The moment held force. I hadn’t realized that I believed in meaning deep in my belly button. That Yeats, and Shakespeare and Keats too, breathed on stable faults of essence. If I could think deeply enough I’d surely be able to “prove” it to Bernsten. I thought about it, I prayed about it, I reasoned it drunk, and sober. Time passed: and my deep certainties became less and less clear. Then they simply faded way. Drum roll, hesitant drum roll: then cats’ feet, Sandburg’s fog.
This all comes back to me this morning as I read and love and nearly adore Melvyn Bragg’s The Adventure of English.
I’ll develop further in a bit.
Tangential Notes Meantime
Dr. Howie if my memory is being fair or accurate announced current assumptions as though they were true, proved, fact. That’s the habit of any intellectual age. I remember a challenge from John Hurt Fischer, boss of the MLA, mid-1960s (spelling?). He said he would buy a bottle of Dom P. champagne for anyone who could prove that communication was possible without words. Again I was ready to jump on it, get drunk, contemplate my navel: prove it as a voice of God. At least Fischer was treating his assumption as not-proved!
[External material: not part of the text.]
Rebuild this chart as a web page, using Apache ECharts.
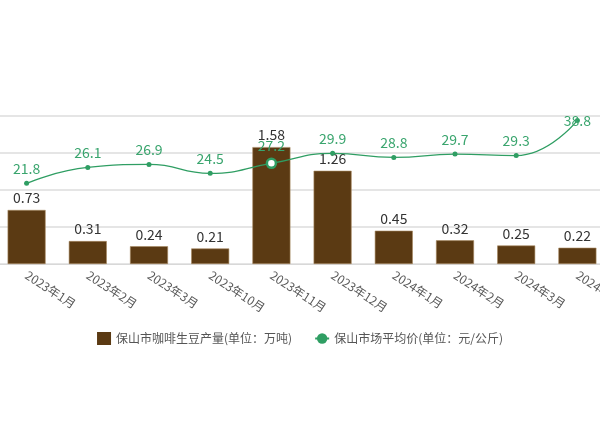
<!DOCTYPE html>
<html>
<head>
<meta charset="utf-8">
<script src="https://cdn.jsdelivr.net/npm/echarts@6/dist/echarts.min.js"></script>
<style>html,body{margin:0;padding:0;background:#fff}#c{width:600px;height:427px}</style>
</head>
<body>
<div id="c"></div>
<script>
var categories = ['2023年1月','2023年2月','2023年3月','2023年10月','2023年11月','2023年12月','2024年1月','2024年2月','2024年3月','2024年4月'];
var output = [0.73, 0.31, 0.24, 0.21, 1.58, 1.26, 0.45, 0.32, 0.25, 0.22];
var price = [21.8, 26.1, 26.9, 24.5, 27.2, 29.9, 28.8, 29.7, 29.3, 38.8];
var seriesNames = ['保山市咖啡生豆产量(单位：万吨)', '保山市场平均价(单位：元/公斤)'];

var FONT = "'Microsoft YaHei','Noto Sans CJK SC',sans-serif";
var GREEN = '#2f9e63';
var priceData = price.map(function (v, i) {
  if (i === 4) {
    return { value: v, symbolSize: 9, itemStyle: { color: '#fff', borderColor: GREEN, borderWidth: 2.5 } };
  }
  if (i === price.length - 1) {
    return { value: v, label: { position: 'inside' } };
  }
  return v;
});

var chart = echarts.init(document.getElementById('c'), null, { renderer: 'canvas' });
chart.setOption({
  animation: false,
  textStyle: { fontFamily: FONT },
  grid: { left: -4, right: -8, top: 116, bottom: 163, containLabel: false, outerBoundsMode: 'none' },
  legend: {
    top: 327, left: 'center',
    itemWidth: 14, itemHeight: 13, itemGap: 22,
    itemStyle: { borderWidth: 0 },
    textStyle: { fontSize: 12, color: '#555', fontFamily: FONT },
    data: [{ name: seriesNames[0], icon: 'rect' }, { name: seriesNames[1] }]
  },
  xAxis: {
    type: 'category',
    data: categories,
    axisLine: { lineStyle: { color: '#d8d8d8' } },
    axisTick: { length: 5, lineStyle: { color: '#d8d8d8' } },
    axisLabel: { rotate: -33, margin: 10, fontSize: 12, color: '#555', interval: 0, fontFamily: FONT, hideOverlap: false }
  },
  yAxis: [
    { type: 'value', min: 0, max: 2, interval: 0.5, show: true,
      axisLabel: { show: false }, axisLine: { show: false }, axisTick: { show: false },
      splitLine: { lineStyle: { color: '#dcdcdc', width: 1.5 } } },
    { type: 'value', min: 0, max: 40, interval: 10, show: true,
      axisLabel: { show: false }, axisLine: { show: false }, axisTick: { show: false },
      splitLine: { show: false } }
  ],
  series: [
    {
      name: seriesNames[0], type: 'bar', yAxisIndex: 0, data: output,
      barWidth: 38,
      itemStyle: { color: '#5b3a13', borderColor: '#a88a62', borderWidth: 0.6 },
      label: { show: true, position: 'top', distance: 5, fontSize: 14, color: '#333', fontFamily: FONT }
    },
    {
      name: seriesNames[1], type: 'line', yAxisIndex: 1, data: priceData,
      smooth: true,
      symbol: 'circle', symbolSize: 5,
      lineStyle: { color: GREEN, width: 1.3 },
      itemStyle: { color: GREEN },
      label: { show: true, position: 'top', distance: 5, fontSize: 14, color: '#3aa56e', fontFamily: FONT }
    }
  ]
});
</script>
</body>
</html>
2016 07 19 I’m recalling another Howie Bertsen story. I’d run into the good doctor in the West End, on Broadway up around Columbia turf as well as down on Washington Square. I never drank around NYU, I drank at home, at Columbia. Howie drank both places: and who knows where else as well. So I see Howie in the West End. He’s tickled pink, he’s just obtained his dream, he’s acquired a Morgan: beautiful car, long hood, leather belt over the hood! Oh, my God, a Morgan. Howie lets me drive! I whip us up to Grants Tomb, take us around the curve at its north point on two wheels, holding the steering like I was Fanzio. Howie, erupts, goes crazy, stop, stop, his is not a race car, this is not a sports car.
Poor Howie, And I’ve never seen him again since.
Poor guy, and he had thought the world of me, wrote me a wonderful recommendation.